The debates of the European Parliament as Linked Open Data

Tracking #: 1229-2441

Astrid van Aggelen
Laura Hollink
Max Kemman
Martijn Kleppe
Henri Beunders

Responsible editor: 
Natasha Noy

Submission type: 
Dataset Description
The European Parliament represents the citizens of the member states of the European Union (EU). The accounts of its meetings and related documents are open data, promoting transparency and accountability, and are used as source data by researchers. However, the official portal of these documents provides limited search facilities. This paper presents LinkedEP, a Linked Open Data translation of the verbatim reports of the plenary meetings of the European Parliament. These data are integrated with a database of political affiliations of the Members of Parliament, and enriched with detected topics from the EU’s topic hierarchy and as well as links to three other Linked Open Datasets. The results of this work are available through a SPARQL endpoint as well as a user interface with extensive browse and search facilities. It is now possible to combine in one query information about the time and topic of the debate, the spoken words - in any available translation - and information about the speaker uttering these, such as affiliations to countries, parties and committees. This paper discusses the design and creation of the vocabulary, data and links, as well as known use of the data.
Full PDF Version: 

Minor Revision

Solicited Reviews:
Click to Expand/Collapse
Review #1
By Konrad Höffner submitted on 11/Nov/2015
Minor Revision
Review Comment:

This review refers to the revision of the dataset description of "The debates of the European Parliament as Linked Open Data" following an earlier review.

Most of the requested changes have been made, which includes:

- removing the graphs of the search logs and homepage visits
- compressing the analysis of page visits
- adding specific use cases
- adding the version date
- adding the version number
- adding update plans

I request minor revisions, however, because of two shortcomings:

(1) The conversion process is described very briefly and should be expanded.
(2) All figures have low quality after printing and also on some zoom levels in a PDF viewer. Please make sure that all images are high quality vector images and not bitmaps.

Corrections: Please unify the capitalization of "LinkedPolitics" vs. "Linkedpolitics".

Review #2
By Alvaro Graves submitted on 16/Dec/2015
Minor Revision
Review Comment:

The authors describe how they converted the transcripts of the debates of the European Parliament into RDF. They provide details on different aspects of the conversion process, from the creation of URIs, vocabularies used and how it has been published. The authors also show some numbers showing how many times the data was queried and provide use cases based on people who used the data.

There are a couple of issue with this paper. First, it is not clear how the RDF representation of the data makes it easier for interested parties (mostly non-semantic web experts) to consume and take advantage of this data. Second, the statistics of use only show that the data has been queried, but showing "7.5 thousand times" doesn't mean much; it would be recommended to give some other measure to compare with. Based on the web interface available I would suggest to provide form for political scientists and other researchers to query the data that does not require knowledge of SPARQL.

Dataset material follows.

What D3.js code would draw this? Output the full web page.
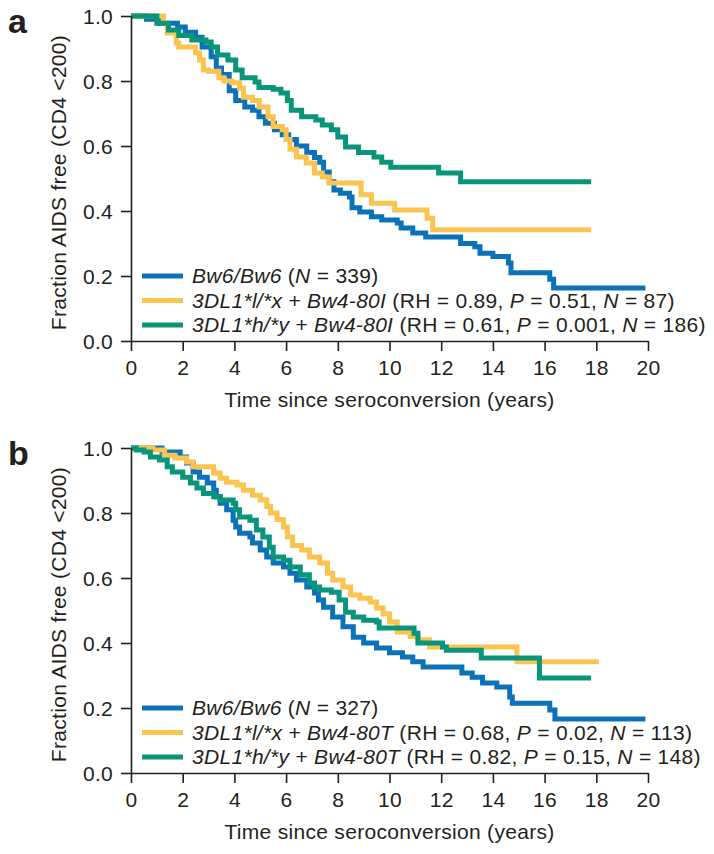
<!DOCTYPE html>
<html><head><meta charset="utf-8">
<script src="https://cdn.jsdelivr.net/npm/d3@7"></script>
<style>
body{margin:0;background:#fff}
svg{display:block}
text{font-family:"Liberation Sans",Arial,Helvetica,sans-serif;fill:#231f20}
</style>
</head><body>
<svg id="chart" width="714" height="854"></svg>
<script>
// ---- data ----
const xTicks = [0,2,4,6,8,10,12,14,16,18,20];
const yTicks = [0.0,0.2,0.4,0.6,0.8,1.0];
const panelLabels = ["a","b"];
const xTitle = "Time since seroconversion (years)";
const yTitle = "Fraction AIDS free (CD4 <200)";
const colors = ["#0b72b9","#fbc34f","#08957a"];

// Panel a: [time (years), fraction AIDS free]
const aBw6 = [[0,1],[0.6,0.99],[1.1,0.978],[1.8,0.966],[2.1,0.95],[2.5,0.935],[2.75,0.905],[3.1,0.875],[3.3,0.84],[3.5,0.82],[3.8,0.77],[4.05,0.74],[4.4,0.72],[4.7,0.71],[4.95,0.69],[5.2,0.67],[5.55,0.65],[5.85,0.635],[6.1,0.62],[6.4,0.60],[6.8,0.58],[7.1,0.565],[7.3,0.55],[7.45,0.52],[7.67,0.49],[7.85,0.465],[8.1,0.455],[8.45,0.443],[8.55,0.41],[8.85,0.397],[9.3,0.382],[9.7,0.372],[10.3,0.363],[10.45,0.348],[10.9,0.332],[11.4,0.32],[12.75,0.30],[13.3,0.29],[13.5,0.27],[14.0,0.26],[14.6,0.24],[14.7,0.21],[16.2,0.19],[16.35,0.163],[19.9,0.163]];
const aLowI = [[0,1],[1.25,0.978],[1.4,0.948],[1.75,0.917],[1.85,0.905],[2.5,0.886],[2.65,0.865],[2.8,0.834],[3.0,0.83],[3.4,0.81],[3.6,0.80],[3.9,0.795],[4.2,0.778],[4.35,0.75],[4.7,0.74],[4.96,0.72],[5.3,0.69],[5.5,0.66],[5.85,0.65],[6.0,0.62],[6.15,0.59],[6.4,0.566],[6.78,0.548],[7.1,0.517],[7.4,0.505],[7.67,0.486],[8.9,0.45],[9.3,0.424],[10.2,0.403],[11.45,0.378],[11.67,0.342],[17.8,0.342]];
const aHighI = [[0,1],[1.0,0.978],[1.45,0.957],[1.85,0.94],[2.35,0.926],[2.9,0.92],[3.1,0.905],[3.35,0.88],[3.75,0.865],[4.05,0.834],[4.3,0.81],[4.8,0.797],[4.95,0.78],[5.5,0.775],[5.8,0.763],[6.05,0.74],[6.2,0.71],[6.6,0.69],[7.15,0.68],[7.4,0.665],[7.75,0.65],[8.0,0.628],[8.3,0.597],[8.8,0.58],[9.4,0.566],[9.7,0.55],[10.05,0.535],[11.9,0.517],[12.75,0.49],[17.8,0.49]];

// Panel b
const bBw6 = [[0,1],[1.2,0.988],[1.9,0.972],[2.15,0.954],[2.4,0.926],[2.65,0.91],[2.95,0.892],[3.2,0.87],[3.3,0.85],[3.45,0.83],[3.7,0.81],[3.95,0.778],[4.05,0.757],[4.2,0.738],[4.6,0.726],[4.7,0.708],[5.0,0.686],[5.25,0.665],[5.5,0.646],[5.9,0.634],[6.15,0.615],[6.4,0.594],[6.8,0.572],[7.1,0.554],[7.25,0.532],[7.45,0.51],[7.8,0.48],[8.2,0.45],[8.6,0.418],[9.0,0.40],[9.5,0.385],[10.0,0.37],[10.5,0.357],[10.9,0.342],[11.3,0.326],[12.8,0.308],[13.2,0.295],[13.6,0.277],[14.15,0.265],[14.65,0.234],[14.75,0.215],[16.2,0.194],[16.4,0.166],[19.9,0.166]];
const bLowT = [[0,1],[0.85,0.994],[1.3,0.978],[1.7,0.969],[2.15,0.957],[2.4,0.942],[3.2,0.923],[3.45,0.907],[3.7,0.895],[4.1,0.886],[4.35,0.87],[4.7,0.855],[5.0,0.84],[5.25,0.82],[5.4,0.80],[5.65,0.78],[5.9,0.757],[6.05,0.726],[6.25,0.70],[6.6,0.686],[6.9,0.665],[7.3,0.646],[7.6,0.615],[7.8,0.594],[8.2,0.572],[8.5,0.548],[8.85,0.538],[9.25,0.526],[9.5,0.508],[9.75,0.49],[10.0,0.465],[10.3,0.434],[10.8,0.42],[11.1,0.41],[11.55,0.388],[14.93,0.342],[18.1,0.342]];
const bHighT = [[0,1],[0.2,0.994],[0.5,0.988],[0.75,0.972],[1.1,0.963],[1.4,0.942],[1.6,0.926],[2.0,0.91],[2.3,0.892],[2.55,0.877],[2.8,0.86],[3.2,0.85],[3.45,0.84],[3.95,0.83],[4.05,0.81],[4.2,0.788],[4.6,0.778],[4.85,0.748],[5.1,0.726],[5.35,0.695],[5.5,0.665],[5.9,0.655],[6.15,0.634],[6.55,0.61],[6.9,0.585],[7.1,0.572],[7.3,0.563],[7.75,0.556],[8.05,0.532],[8.3,0.495],[8.6,0.48],[9.0,0.47],[9.5,0.465],[9.6,0.446],[10.95,0.43],[11.1,0.40],[12.05,0.388],[12.2,0.378],[13.55,0.354],[15.8,0.292],[17.8,0.292]];

const legendA = [
  [["Bw6/Bw6",1],[" (",0],["N",1],[" = 339)",0]],
  [["3DL1*l/*x",1],[" + ",0],["Bw4-80I",1],[" (RH = 0.89, ",0],["P",1],[" = 0.51, ",0],["N",1],[" = 87)",0]],
  [["3DL1*h/*y",1],[" + ",0],["Bw4-80I",1],[" (RH = 0.61, ",0],["P",1],[" = 0.001, ",0],["N",1],[" = 186)",0]]
];
const legendB = [
  [["Bw6/Bw6",1],[" (",0],["N",1],[" = 327)",0]],
  [["3DL1*l/*x",1],[" + ",0],["Bw4-80T",1],[" (RH = 0.68, ",0],["P",1],[" = 0.02, ",0],["N",1],[" = 113)",0]],
  [["3DL1*h/*y",1],[" + ",0],["Bw4-80T",1],[" (RH = 0.82, ",0],["P",1],[" = 0.15, ",0],["N",1],[" = 148)",0]]
];

const panels = [
  {label: panelLabels[0], series: [aBw6, aLowI, aHighI], legend: legendA, top: 16},
  {label: panelLabels[1], series: [bBw6, bLowT, bHighT], legend: legendB, top: 448}
];

// ---- drawing ----
const svg = d3.select("#chart");
const plotH = 325, x0 = 131, x1 = 648;
const ink = "#231f20";
const fs = "21px", ls = "0.3px";

panels.forEach(p => {
  const g = svg.append("g");
  const x = d3.scaleLinear().domain([0,20]).range([x0,x1]);
  const y = d3.scaleLinear().domain([0,1]).range([p.top+plotH, p.top]);

  const line = d3.line().x(d=>x(d[0])).y(d=>y(d[1])).curve(d3.curveStepAfter);
  [0,1,2].forEach(i => {
    g.append("path").datum(p.series[i]).attr("d", line)
      .attr("fill","none").attr("stroke", colors[i]).attr("stroke-width",5)
      .attr("stroke-linejoin","miter").attr("stroke-linecap","butt");
  });

  const xa = g.append("g").attr("transform",`translate(0,${p.top+plotH})`)
    .call(d3.axisBottom(x).tickValues(xTicks).tickFormat(d3.format("d")).tickSize(10).tickSizeOuter(0).tickPadding(9));
  const ya = g.append("g").attr("transform",`translate(${x0},0)`)
    .call(d3.axisLeft(y).tickValues(yTicks).tickFormat(d3.format(".1f")).tickSize(10).tickSizeOuter(0).tickPadding(8));
  [xa,ya].forEach(a => {
    a.select(".domain").attr("stroke",ink).attr("stroke-width",1.6);
    a.selectAll(".tick line").attr("stroke",ink).attr("stroke-width",1.6);
    a.selectAll(".tick text").attr("fill",ink).style("font-size",fs)
      .style("letter-spacing",ls).style("font-family",'"Liberation Sans",Arial,sans-serif');
  });
  ya.selectAll(".tick text").attr("dy","0.35em");

  g.append("text").attr("x",(x0+x1)/2).attr("y",p.top+plotH+66)
    .attr("text-anchor","middle").style("font-size",fs).style("letter-spacing",ls).text(xTitle);
  g.append("text").attr("transform",`translate(66,${p.top+plotH/2+4}) rotate(-90)`)
    .attr("text-anchor","middle").style("font-size",fs).style("letter-spacing",ls).text(yTitle);

  g.append("text").attr("x",8).attr("y",p.top+17).style("font-size","34px")
    .style("font-weight","bold").text(p.label);

  const lg = g.append("g");
  p.legend.forEach((row,i) => {
    const cy = p.top + 260 + i*24.5;
    lg.append("line").attr("x1",142).attr("x2",183).attr("y1",cy).attr("y2",cy)
      .attr("stroke",colors[i]).attr("stroke-width",5);
    const t = lg.append("text").attr("x",192).attr("y",cy).attr("dy","0.35em")
      .style("font-size",fs).style("letter-spacing",ls);
    row.forEach(seg => {
      t.append("tspan").text(seg[0]).style("font-style", seg[1] ? "italic" : "normal");
    });
  });
});
</script>
</body></html>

It is also worth adding a few lines on how this dataset is going to be maintained in the future. Making the code available is something very valuable indeed. A few minor issues are also indicated below:

"The content and provenance of the data and vocabulary are described using the void, prov and omv vocabularies."


"The metadata are collected in a single graph on the server and as a turtle file in the well-known directory."

Citation to well-known

"over 5.5 thousand times and the dataset was queried through our service about 7.5 thousand times, of which 3,654 times"

Please be consistent how you present numbers. Also, write something like "more than 5 thousand", decimals look weird in that context

"Dataset quality One way to describe the quality of a Linked Dataset is the star system by Berners-Lee [2]. LinkedEP is a five-star collection"

Please remove that. The 5-star classification does not describe the quality of the data itself, only the format and eventually use of common vocabularies. People can still publish trash data using a 5-star scheme.

Review #3
By Adegboyega Ojo submitted on 21/Dec/2015
Review Comment:

In my first review, I pointed out three basic shortcomings of the work which I encouraged the authors to address for completeness. The comments include elaboration on specific patterns employed in the publishing process; information on stability, updates, and maintenance of the dataset and information on the shortcomings of the dataset. I also suggested providing concrete user stories for practical use of the datasets.
In the revised article, the authors provided information on the type of ontology pattern used (end of Section 4). They have also indicated the frequency of updates for the dataset in Section 5 and elaborated on the shortcomings of their work in Section 7. The suggestions on providing concrete user stories have also been addressed in Section 6 through the discussions on the two use case patterns 1 and 2. These use cases are more interesting than ones given in the first version of the article. Given that the authors have satisfactorily addressed the issues raised in the earlier manuscript, I recommend that the article is accepted and that it is publishable in the current form.